Now another of his wartime plays is about to open, Love in Idleness, first produced in 1944. It’s not a uniformed play. Don’t expect a masterpiece or the drone of Lancaster bombers. But do expect an evocation of the period and its politics, plus a lot of witty banter. It’s about a rich industrialist meeting a young left-wing idealist and its cast features Anthony Head, Eve Best and Helen George. It is directed by Trevor Nunn, who staged Flare Path superbly a few years ago in the West End. It also follows on from a completely enjoyable Bath revival last year of Rattigan’s third wartime play, While the Sun Shines, a 1943 gas-mask comedy involving a Free French officer, an American soldier and a young English peer.

His war experience with a very tough squadron was hugely valuable to him. The chaps loved tail-end Terry for his kindness, his irreproachable manners and his professionalism. He appeared to have engine coolant in his veins, but later wrote of the hairier moments over the briny, ‘I was shitting myself along with everyone else.’
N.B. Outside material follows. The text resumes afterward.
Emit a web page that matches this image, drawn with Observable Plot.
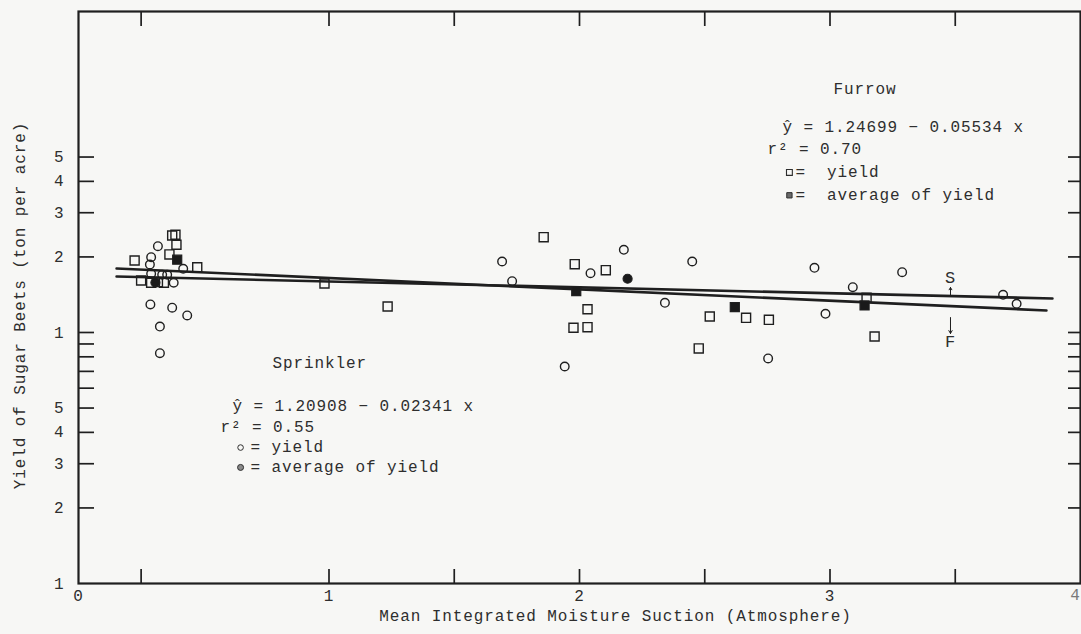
<!DOCTYPE html>
<html><head><meta charset="utf-8">
<script src="https://cdn.jsdelivr.net/npm/d3@7"></script>
<script src="https://cdn.jsdelivr.net/npm/@observablehq/plot@0.6"></script>
<style>
html,body{margin:0;padding:0;background:#f7f7f5;}
</style></head><body><div id="chart"></div>
<script>
// Furrow yields (open squares)
const furrowX = [0.374,0.387,0.391,0.224,0.363,0.474,0.250,0.290,0.317,0.341,0.982,1.234,1.857,1.981,2.105,2.032,1.976,2.032,2.520,2.665,2.756,2.476,3.146,3.178];
const furrowY = [24.35,24.5,22.36,19.36,20.46,18.2,16.12,15.78,15.87,15.78,15.67,12.69,23.97,18.71,17.71,12.38,10.44,10.50,11.58,11.44,11.23,8.64,13.75,9.64];
// Furrow averages (filled squares)
const furrowAvgX = [0.394,1.987,2.620,3.138];
const furrowAvgY = [19.49,14.61,12.61,12.81];
// Sprinkler yields (open circles)
const sprinklerX = [0.317,0.290,0.285,0.418,0.290,0.334,0.354,0.380,0.287,0.374,0.434,0.325,0.325,1.691,1.731,2.044,2.177,2.341,2.450,1.941,2.753,2.938,3.288,3.091,2.982,3.691,3.745];
const sprinklerY = [22.07,19.95,18.66,17.94,17.13,16.98,16.98,15.78,12.93,12.55,11.69,10.56,8.27,19.18,16.01,17.23,21.35,13.13,19.18,7.32,7.88,18.1,17.39,15.15,11.87,14.13,13.01];
// Sprinkler averages (filled circles)
const sprinklerAvgX = [0.307,2.192];
const sprinklerAvgY = [15.82,16.37];
// Fitted lines (end points)
const furrowLineX = [0.152,3.864];
const furrowLineY = [17.99,12.24];
const sprinklerLineX = [0.152,3.888];
const sprinklerLineY = [16.72,13.66];
// Axis ticks
const xTickLabels = [0,1,2,3];
const xInnerTicks = [0.25,1,1.5,2,2.5,3,3.5];
const yTickLabels = [1,2,3,4,5,6,8,10,20,30,40,50];
const yInnerTicks = [2,3,4,5,6,7,8,9,10,20,30,40,50];

const zip = (xs, ys) => xs.map((x,i) => ({x, y: ys[i]}));
const furrow = zip(furrowX, furrowY);
const furrowAvg = zip(furrowAvgX, furrowAvgY);
const sprinkler = zip(sprinklerX, sprinklerY);
const sprinklerAvg = zip(sprinklerAvgX, sprinklerAvgY);
const furrowLine = zip(furrowLineX, furrowLineY);
const sprinklerLine = zip(sprinklerLineX, sprinklerLineY);

const ink = "#1f1f1f";
const txt = "#2e2e2e";

const chart = Plot.plot({
  width: 1081,
  height: 634,
  marginLeft: 78,
  marginRight: 1,
  marginTop: 11,
  marginBottom: 51,
  style: {fontFamily: "'Liberation Mono', 'DejaVu Sans Mono', monospace", fontSize: "16px", letterSpacing: "0.9px", background: "#f7f7f5", color: txt},
  x: {domain: [0, 4]},
  y: {type: "log", domain: [1, 190]},
  marks: [
    Plot.frame({stroke: ink, strokeWidth: 2.2}),
    // inner tick marks
    Plot.axisY({ticks: yInnerTicks, tickSize: 16, dx: 16, tickFormat: () => "", label: null, stroke: ink, strokeWidth: 1.7}),
    Plot.axisY({anchor: "right", ticks: yInnerTicks, tickSize: 13, dx: -13, tickFormat: () => "", label: null, stroke: ink, strokeWidth: 1.7}),
    Plot.axisX({anchor: "top", ticks: xInnerTicks, tickSize: 14, dy: 14, tickFormat: () => "", label: null, stroke: ink, strokeWidth: 1.7}),
    Plot.axisX({anchor: "bottom", ticks: xInnerTicks, tickSize: 14, dy: -14, tickFormat: () => "", label: null, stroke: ink, strokeWidth: 1.7}),
    // tick labels
    Plot.axisY({ticks: yTickLabels, tickSize: 0, tickPadding: 14, tickFormat: d => String(d >= 10 ? d / 10 : d), label: null, fill: txt}),
    Plot.axisX({ticks: xTickLabels, tickSize: 0, tickPadding: 6, tickFormat: d => String(d), label: null, fill: txt}),
    Plot.text([4], {x: d => d, frameAnchor: "bottom", dy: 16, dx: -5, fill: "#7a7a7a", text: d => String(d)}),
    // axis titles
    Plot.text(["Yield of Sugar Beets (ton per acre)"], {frameAnchor: "left", textAnchor: "middle", dx: -59, dy: 8, rotate: -90, fill: txt}),
    Plot.text(["Mean Integrated Moisture Suction (Atmosphere)"], {frameAnchor: "bottom", dx: 36, dy: 37, lineAnchor: "bottom", fill: txt}),
    // fitted lines
    Plot.line(furrowLine, {x: "x", y: "y", stroke: ink, strokeWidth: 2.6}),
    Plot.line(sprinklerLine, {x: "x", y: "y", stroke: ink, strokeWidth: 2.6}),
    // points
    Plot.dot(furrow, {x: "x", y: "y", symbol: "square", r: 5.1, stroke: ink, strokeWidth: 1.4, fill: "none"}),
    Plot.dot(sprinkler, {x: "x", y: "y", symbol: "circle", r: 4.3, stroke: ink, strokeWidth: 1.4, fill: "none"}),
    Plot.dot(furrowAvg, {x: "x", y: "y", symbol: "square", r: 5.1, stroke: ink, strokeWidth: 1.2, fill: "#1a1a1a"}),
    Plot.dot(sprinklerAvg, {x: "x", y: "y", symbol: "circle", r: 4.5, stroke: ink, strokeWidth: 1.2, fill: "#1a1a1a"}),
    // S / F labels with arrows
    Plot.text(["S"], {x: 3.481, y: 16.52, fill: txt, fontSize: 17}),
    Plot.arrow([{x1: 3.481, y1: 14.04, x2: 3.481, y2: 15.11}], {x1: "x1", y1: "y1", x2: "x2", y2: "y2", stroke: ink, strokeWidth: 1, headLength: 5}),
    Plot.text(["F"], {x: 3.481, y: 9.21, fill: txt, fontSize: 17}),
    Plot.arrow([{x1: 3.481, y1: 11.47, x2: 3.481, y2: 9.91}], {x1: "x1", y1: "y1", x2: "x2", y2: "y2", stroke: ink, strokeWidth: 1, headLength: 5}),
    // Furrow legend
    Plot.text(["Furrow"], {x: 3.014, y: 88.8, textAnchor: "start", lineAnchor: "bottom", fill: txt}),
    Plot.text(["ŷ = 1.24699 − 0.05534 x"], {x: 2.810, y: 62.8, textAnchor: "start", lineAnchor: "bottom", fill: txt}),
    Plot.text(["r² = 0.70"], {x: 2.750, y: 51.2, textAnchor: "start", lineAnchor: "bottom", fill: txt}),
    Plot.dot([{x: 2.838, y: 43.4}], {x: "x", y: "y", symbol: "square", r: 3.3, stroke: txt, strokeWidth: 1.1, fill: "none"}),
    Plot.text(["=  yield"], {x: 2.862, y: 41.6, textAnchor: "start", lineAnchor: "bottom", fill: txt}),
    Plot.dot([{x: 2.838, y: 35.2}], {x: "x", y: "y", symbol: "square", r: 3.0, stroke: txt, strokeWidth: 1, fill: "#6a6a6a"}),
    Plot.text(["=  average of yield"], {x: 2.862, y: 33.6, textAnchor: "start", lineAnchor: "bottom", fill: txt}),
    // Sprinkler legend
    Plot.text(["Sprinkler"], {x: 0.774, y: 7.19, textAnchor: "start", lineAnchor: "bottom", fill: txt}),
    Plot.text(["ŷ = 1.20908 − 0.02341 x"], {x: 0.615, y: 4.86, textAnchor: "start", lineAnchor: "bottom", fill: txt}),
    Plot.text(["r² = 0.55"], {x: 0.567, y: 4.01, textAnchor: "start", lineAnchor: "bottom", fill: txt}),
    Plot.dot([{x: 0.647, y: 3.48}], {x: "x", y: "y", symbol: "circle", r: 2.8, stroke: txt, strokeWidth: 1, fill: "none"}),
    Plot.text(["= yield"], {x: 0.687, y: 3.335, textAnchor: "start", lineAnchor: "bottom", fill: txt}),
    Plot.dot([{x: 0.647, y: 2.90}], {x: "x", y: "y", symbol: "circle", r: 3.0, stroke: txt, strokeWidth: 1, fill: "#8a8a8a"}),
    Plot.text(["= average of yield"], {x: 0.687, y: 2.776, textAnchor: "start", lineAnchor: "bottom", fill: txt})
  ]
});
document.getElementById("chart").appendChild(chart);
</script>
</body></html>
Flying features in his great masterpiece, The Deep Blue Sea, staged in 1952, about a woman who leaves her boring husband, a judge, to live a far more erotic life with a boozy, much-decorated Battle of Britain Spitfire pilot. Freddie Page — with his RAF slang and yearning for 1940 — was originally played by Kenneth More, who was a perfect fit what with his crinkly hair, golf clubs and breeziness. Page remains Rattigan’s greatest RAF character — but the stereotype of the selfish, drunken, post-war misfit is deepened by the playwright’s tender, comradely understanding.

Kenneth More, incidentally, always thought that his best job in the theatre was not playing Freddie Page, but being a stage hand among the nude girls at the Windmill Theatre. Instead of hunting enemy submarines, as he did in the navy, More used a peephole to scan men in the stalls who had newspapers concealing their laps and relayed their position. He’d whisper, ‘Wanker, Daily Mail, C17.’ Offenders would thenbe ejected.

By the mid-Fifties, Rattigan’s money-spinning career as purveyor of famous dramas such as The Winslow Boy, The Browning Version and Separate Tables had nosedived. He blamed the angry young playwrights and theatre critics for a nasty campaign of vilification against him. With his wealth, upper-class vowels and poofy cravats, he was non grata in a theatre world dominated by a new breed of hairy and hetero oiks. However, David Hare wrote a debunking essay arguing that this was tosh; that Rattigan was no martyr to anything, that he just went off, as writers do, and that the kitchen-sink brigade who supplanted his sort of ‘well-made’ theatre were kicked just as hard by the critics.

Whatever the case, it is good to see that the war-era plays of Flight Lieutenant Sir Terence Rattigan (Retired) — as he was entitled to call himself in later life (but didn’t) — are chocks away.

Love in Idleness is at the Menier Chocolate Factory from 20 March until 29 April.